● **YOUR INSTRUCTIONS**:
Up to and including the line with "from matplotlib.patches import", write out the listing from its first line, minus the pictures.
--- --- ---
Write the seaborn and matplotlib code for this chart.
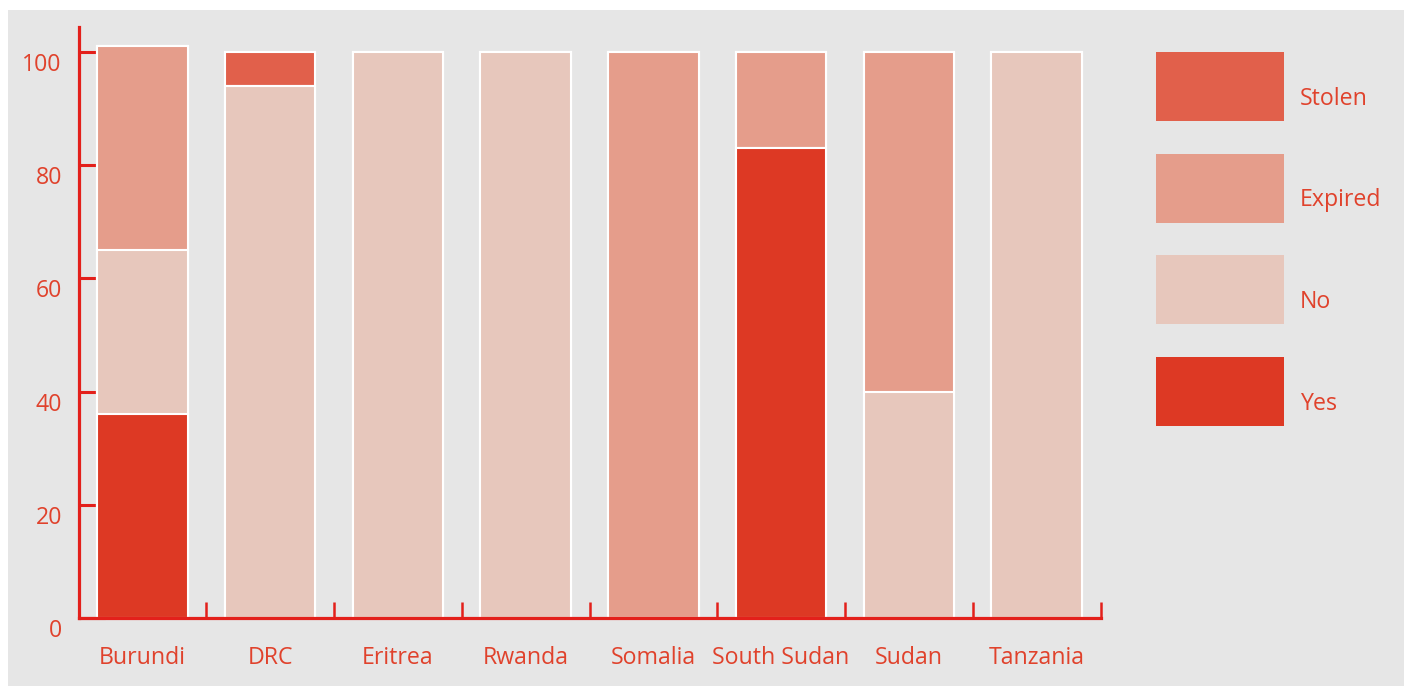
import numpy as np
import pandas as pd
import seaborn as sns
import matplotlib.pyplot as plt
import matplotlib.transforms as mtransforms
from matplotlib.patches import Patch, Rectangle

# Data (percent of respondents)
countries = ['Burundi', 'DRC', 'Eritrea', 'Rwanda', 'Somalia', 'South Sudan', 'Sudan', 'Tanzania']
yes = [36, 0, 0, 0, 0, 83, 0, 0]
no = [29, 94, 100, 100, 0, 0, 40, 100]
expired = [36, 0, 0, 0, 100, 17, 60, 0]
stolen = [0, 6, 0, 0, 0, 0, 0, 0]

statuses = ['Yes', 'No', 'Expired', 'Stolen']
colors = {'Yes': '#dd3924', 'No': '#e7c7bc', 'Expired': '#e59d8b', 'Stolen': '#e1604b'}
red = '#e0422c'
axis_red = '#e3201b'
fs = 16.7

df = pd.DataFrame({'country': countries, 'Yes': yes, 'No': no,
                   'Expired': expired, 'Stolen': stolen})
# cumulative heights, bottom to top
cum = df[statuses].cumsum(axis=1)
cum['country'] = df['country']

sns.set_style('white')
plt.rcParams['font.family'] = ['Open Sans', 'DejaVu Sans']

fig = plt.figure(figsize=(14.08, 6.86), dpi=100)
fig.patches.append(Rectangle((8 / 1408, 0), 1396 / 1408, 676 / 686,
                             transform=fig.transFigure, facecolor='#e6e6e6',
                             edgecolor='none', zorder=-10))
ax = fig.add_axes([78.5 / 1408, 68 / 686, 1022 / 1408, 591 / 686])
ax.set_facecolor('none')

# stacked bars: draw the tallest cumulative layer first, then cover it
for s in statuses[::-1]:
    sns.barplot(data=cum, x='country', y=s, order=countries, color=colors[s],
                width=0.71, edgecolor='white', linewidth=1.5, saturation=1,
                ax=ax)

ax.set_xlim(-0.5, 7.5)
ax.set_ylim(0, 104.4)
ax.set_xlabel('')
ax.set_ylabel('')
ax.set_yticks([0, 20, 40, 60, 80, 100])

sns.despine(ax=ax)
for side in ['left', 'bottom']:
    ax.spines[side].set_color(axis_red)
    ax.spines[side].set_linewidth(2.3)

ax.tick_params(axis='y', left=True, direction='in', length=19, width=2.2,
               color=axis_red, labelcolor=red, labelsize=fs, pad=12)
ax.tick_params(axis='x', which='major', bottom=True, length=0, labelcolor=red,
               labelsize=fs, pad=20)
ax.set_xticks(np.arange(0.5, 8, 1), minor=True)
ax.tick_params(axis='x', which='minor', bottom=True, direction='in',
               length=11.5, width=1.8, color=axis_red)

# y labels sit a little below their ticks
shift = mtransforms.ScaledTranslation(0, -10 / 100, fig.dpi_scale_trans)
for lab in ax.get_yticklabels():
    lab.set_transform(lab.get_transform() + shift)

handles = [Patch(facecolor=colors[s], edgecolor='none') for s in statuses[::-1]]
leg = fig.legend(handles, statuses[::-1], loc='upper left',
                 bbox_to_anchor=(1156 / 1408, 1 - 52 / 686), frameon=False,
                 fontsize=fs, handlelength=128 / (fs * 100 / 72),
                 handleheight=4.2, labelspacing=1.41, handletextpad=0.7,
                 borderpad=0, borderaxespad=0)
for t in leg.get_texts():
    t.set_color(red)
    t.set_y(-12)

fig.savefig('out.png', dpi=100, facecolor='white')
--- --- ---
● **EXERCISE RESULT**:
Write the seaborn and matplotlib code for this chart.
import numpy as np
import pandas as pd
import seaborn as sns
import matplotlib.pyplot as plt
import matplotlib.transforms as mtransforms
from matplotlib.patches import Patch, Rectangle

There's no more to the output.